11) Do you think Oslo Accords can be implemented?

Yes, that’s the very basis. Oslo Accords and the UNSC resolution 242. Both sides had agreed. There are five pillars of Middle East Peace Process.

12) How is Abbas as a Palestinian leader?

Well, Abbas is a fine leader. If Jerusalem issue is talked upon, we can’t expect Palestinians to be quiet, both politically and religiously. It’s normal to protest. But then, Palestinians also have to contain their extremist elements.

13) What’s your understanding of Jared Kushner as a mediator?

Well, nobody understands Middle East better than the Israelis, the Palestinians and the Arabs. Others are simply meddling in their internal affairs. If America really wanted to solve problem, it would have been solved. But they all play games. So far Trump is just fulfilling the promises that he made and mentioned. During the time of Obama, it was difficult for Netanyahu but he still went ahead and addressed the Congress. In US, the Jewish lobby is the strongest. When it comes to the question of Israel, AIPAC and 300 odd organizations come together. They control most of the financial institutions, banks and industries.

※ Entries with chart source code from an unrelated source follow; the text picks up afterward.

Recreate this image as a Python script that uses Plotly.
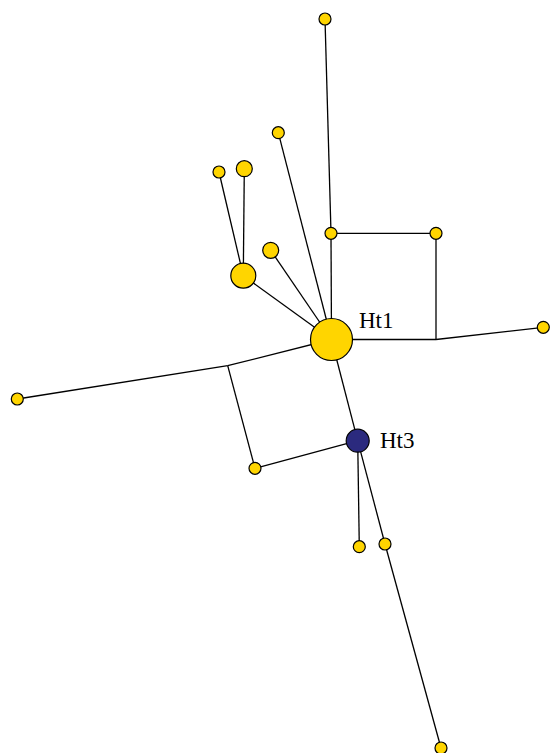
import plotly.graph_objects as go

# Node data (pixel-space layout of the haplotype network)
node_names = ["Ht1", "Ht3", "n_top", "n_a", "n_b", "n_c", "n_d", "n_e", "n_f", "n_g",
              "n_right", "n_left", "n_h", "n_i", "n_j", "n_bottom"]
node_x = [331.5, 357.7, 325, 278.3, 219, 244.3, 270.7, 243.3, 331, 436, 543.3, 17.3, 255, 359.3, 385, 441]
node_y = [339.5, 440.7, 19, 132.7, 172, 168.7, 250.3, 275.7, 233.3, 233.3, 327.3, 399, 468.3, 546.7, 544, 748]
node_size = [42, 23, 12, 12, 12, 16, 16, 25, 12, 12, 12, 12, 12, 12, 12, 12]
node_color = ["#FFD500", "#2B2A7E"] + ["#FFD500"] * 14
node_labels = ["Ht1", "Ht3"] + [""] * 14

# Median vectors (unlabelled junctions)
junction_names = ["m1", "m2"]
junction_x = [436, 227.7]
junction_y = [339.5, 365.7]

edges = [
    ("Ht1", "n_f"), ("n_f", "n_top"), ("n_f", "n_g"), ("n_g", "m1"), ("Ht1", "m1"),
    ("m1", "n_right"), ("Ht1", "n_a"), ("Ht1", "n_d"), ("Ht1", "n_e"),
    ("n_e", "n_b"), ("n_e", "n_c"), ("Ht1", "m2"), ("m2", "n_left"), ("m2", "n_h"),
    ("n_h", "Ht3"), ("Ht1", "Ht3"), ("Ht3", "n_i"), ("Ht3", "n_j"), ("n_j", "n_bottom"),
]

pos = {n: (x, y) for n, x, y in zip(node_names, node_x, node_y)}
pos.update({n: (x, y) for n, x, y in zip(junction_names, junction_x, junction_y)})

ex, ey = [], []
for a, b in edges:
    ex += [pos[a][0], pos[b][0], None]
    ey += [pos[a][1], pos[b][1], None]

fig = go.Figure()
fig.add_trace(go.Scatter(x=ex, y=ey, mode="lines", line=dict(color="black", width=1.3),
                         hoverinfo="skip", showlegend=False, cliponaxis=False))
fig.add_trace(go.Scatter(x=node_x, y=node_y, mode="markers",
                         marker=dict(size=node_size, color=node_color,
                                     line=dict(color="black", width=1.2), opacity=1),
                         text=node_names, hoverinfo="text", showlegend=False,
                         cliponaxis=False))

label_dx = [25, 20]
label_dy = [-19, 0]
for i, lab in enumerate(node_labels):
    if lab:
        fig.add_annotation(x=node_x[i] + label_dx[i], y=node_y[i] + label_dy[i],
                           text=lab, showarrow=False, xanchor="left", yanchor="middle",
                           font=dict(family="Liberation Serif, Times New Roman, serif",
                                     size=23, color="black"))

fig.update_layout(
    width=551, height=753,
    margin=dict(l=0, r=0, t=0, b=0),
    paper_bgcolor="white", plot_bgcolor="white",
    xaxis=dict(range=[0, 551], visible=False, fixedrange=True),
    yaxis=dict(range=[753, 0], visible=False, fixedrange=True),
)

fig.write_html("out.html",
               config={"displayModeBar": False},
               post_script="document.body.style.margin='0';document.body.style.overflow='hidden';")
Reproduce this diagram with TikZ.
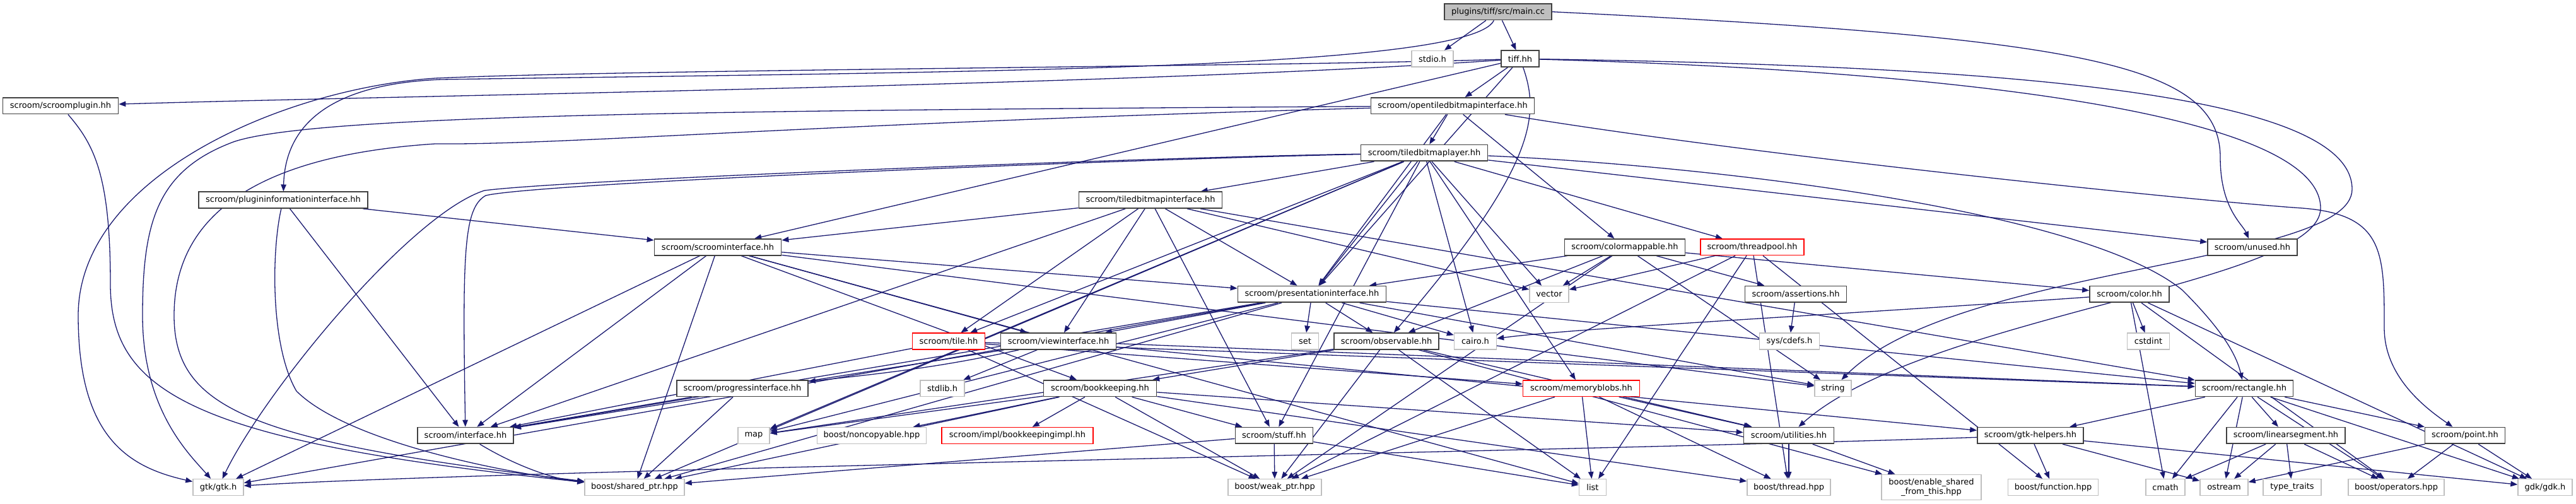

14) How is Hamas perceived by the West?

The West needs to come clear about their philosophy. Either they can support democracy or be against it. Hamas democratically won in 2006 but they were not allowed to continue.

15) What’s the practical negotiation possible for this conflict?

Well, the major players like Saudi Arabia, Egypt and Jordan need to be involved. Even Russia, taking into account its stronghold in Middle East. But the key players need to stop fighting amongst themselves.